In any case, being an October start, the ‘sweating’ won’t be pronounced. Whatever the look, the captain winning the toss won’t bother to think about not batting first.
Influenced by the West Indies’ dismal show, much of the talk around town has been on whether this Test will really go the distance. The answer, frankly, rests with the maroon capwallahs.
For the record, both previous Tests, which began in October — versus Australia in 1964-65 and in 1979-80 — ended indecisively.
Meanwhile, according to The Telegraph’s sources, the visitors have dropped the out-of-form Ryan Hinds and his berth will go to the gifted Marlon Samuels.
Among bowlers, Mahendra Nagamootoo and Cameron Cuffy should be back — even though Darren Powell is also in the XII. Both were omitted after Mumbai.
The pedestrian Gareth Breese has been dropped, while quick Pedro Collins had to be left out on grounds of fitness.
Obviously, Hooper and coach Roger Harper are convinced a ‘new’ look could just make all the difference.

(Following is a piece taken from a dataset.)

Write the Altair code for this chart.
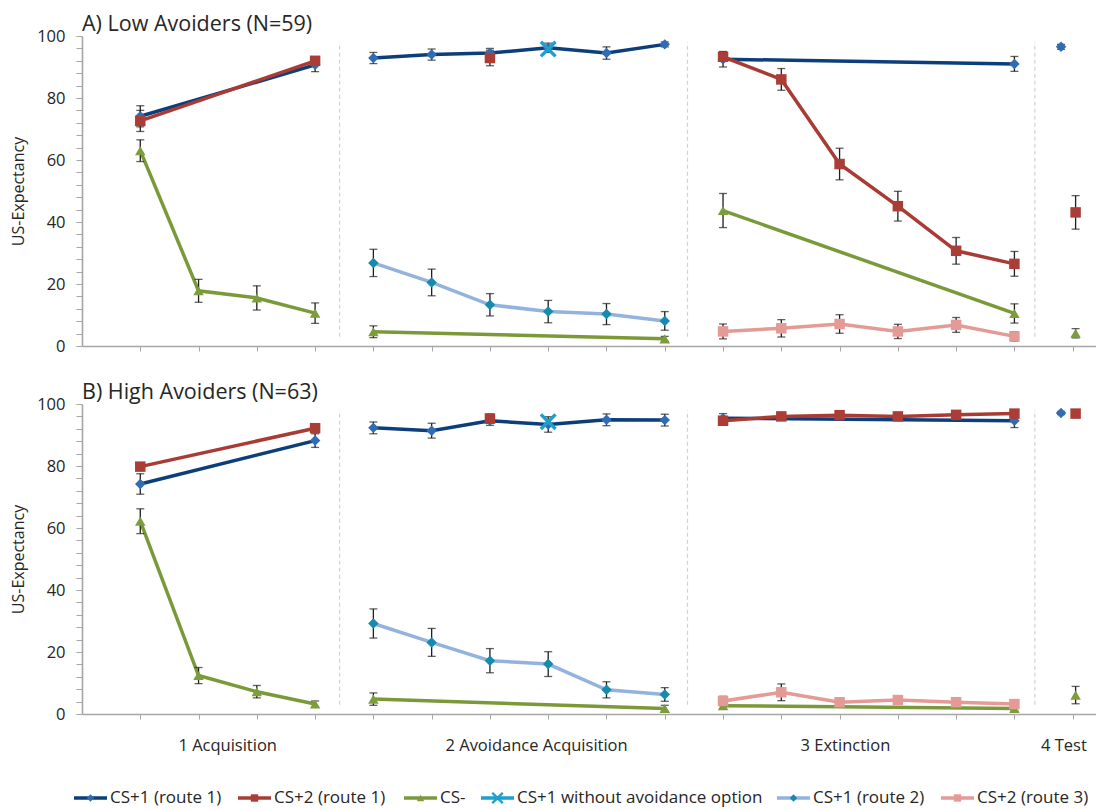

Umpires: David Shepherd and Asoka de Silva. Third umpire: A.V.Jayaprakash. Match Referee: Mike Procter.
Ricardo Powell, Vasbert Drakes and Corey Colleymore have been called-up for the seven-match one-day series.
One understands Daren Ganga, (Darren) Powell, Breese and Jermaine Lawson will be heading back once this Test series ends.
Match No.1 is in Jamshedpur, on November 6, while the last will be hosted by Vijayawada (November 24).